Per- and polyfluoroalkyl substances (PFAS) are among the most widespread and persistent environmental pollutants. There are more than 3,000 PFAS chemicals in use for industrial and consumer applications, including firefighting foams, non-stick cookware, food packaging and water- and stain-resistant fabrics.
In recent years, PFAS has come under wider scrutiny due to its persistence in the environment and potential risks to human health and the environment. An analysis of EPA monitoring data reported elevated levels of PFAS in groundwater and surface water used for public water supplies associated with industrial plants producing or using PFAS, military bases and airports used for firefighting exercises, and publicly owned treatment works (POTWs).
Contaminated sites often contain multiple kinds of PFAS chemicals. However, available ecotoxicity data are limited to just a few PFAS chemicals. Without accurate toxicity data for the remaining PFAS chemicals, researchers cannot perform a robust risk assessment or make effective recommendations for remediation and risk reduction. An alternative approach was needed to evaluate PFAS ecotoxicity with available data and to target areas where future research is needed.
Battelle developed a tiered “weight of evidence” (WOE) approach to extrapolate toxicity for PFAS contaminants without toxicity data. This approach leveraged available knowledge from the PFAS compounds that have been studied for application to chemicals lacking toxicity data.
It has been known for some time that PFAS with longer chains of fluorinated carbons are more persistent in the environment and exhibit greater ecotoxic effects than PFAS with shorter chains. Leveraging data on known relationships between chain length and functional group and environmental impacts, Battelle evaluated available toxicity data for PFAS chemicals with different chain lengths and different types of functional groups (e.g., sulfonic vs. carboxylic). The literature review included an examination of the effects of exposure of different types and concentrations of PFAS on aquatic invertebrate organisms such as Daphnia, a small planktonic crustacean at the base of many aquatic food chains.
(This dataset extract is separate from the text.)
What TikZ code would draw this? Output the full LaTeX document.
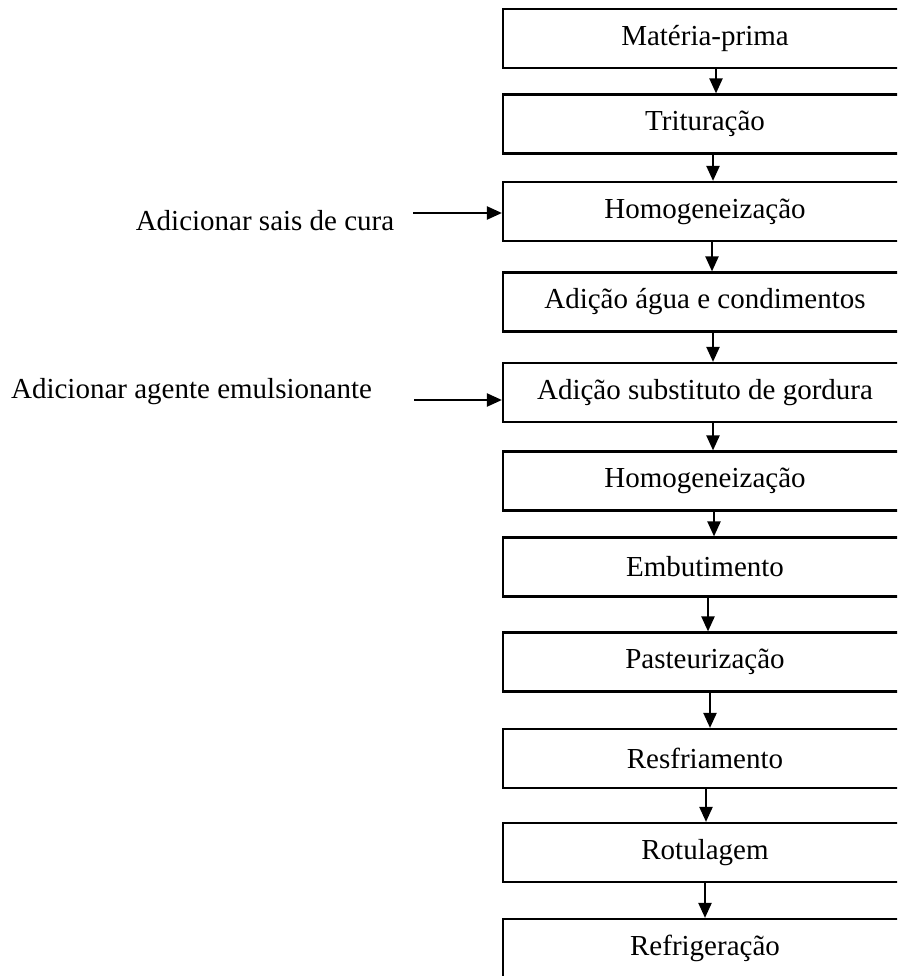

The tiered WOE extrapolation framework has demonstrated utility for ecological toxicity assessment of PFAS chemicals. It provides a systematic and transparent approach to identify surrogates for PFAS compounds that lack toxicity data. This approach could facilitate risk assessment for sites contaminated with PFAS compounds that have not been studied directly.
Researchers have also identified key information gaps. For example, there are more toxicity data available for PFAS with carboxyl functional groups than for sulfonates. Targeted toxicity research for a few representative sulfonate compounds would allow for more robust extrapolation to other sulfonates.
Additional work remains to be done to further refine the model, including targeted toxicity research and analysis to fill gaps in our understanding of basic chemical properties for some PFAS compounds. Toxicity testing using well-characterized environmental mixtures of PFAS compounds from defined sources would also provide additional data to refine and evaluate the surrogate approach. As more research is done and the model continues to evolve, the tiered WOE approach could be a valuable tool for risk assessment and remediation decisions for sites contaminated with lesser known PFAS compounds as well as sites with a mixture of PFAS.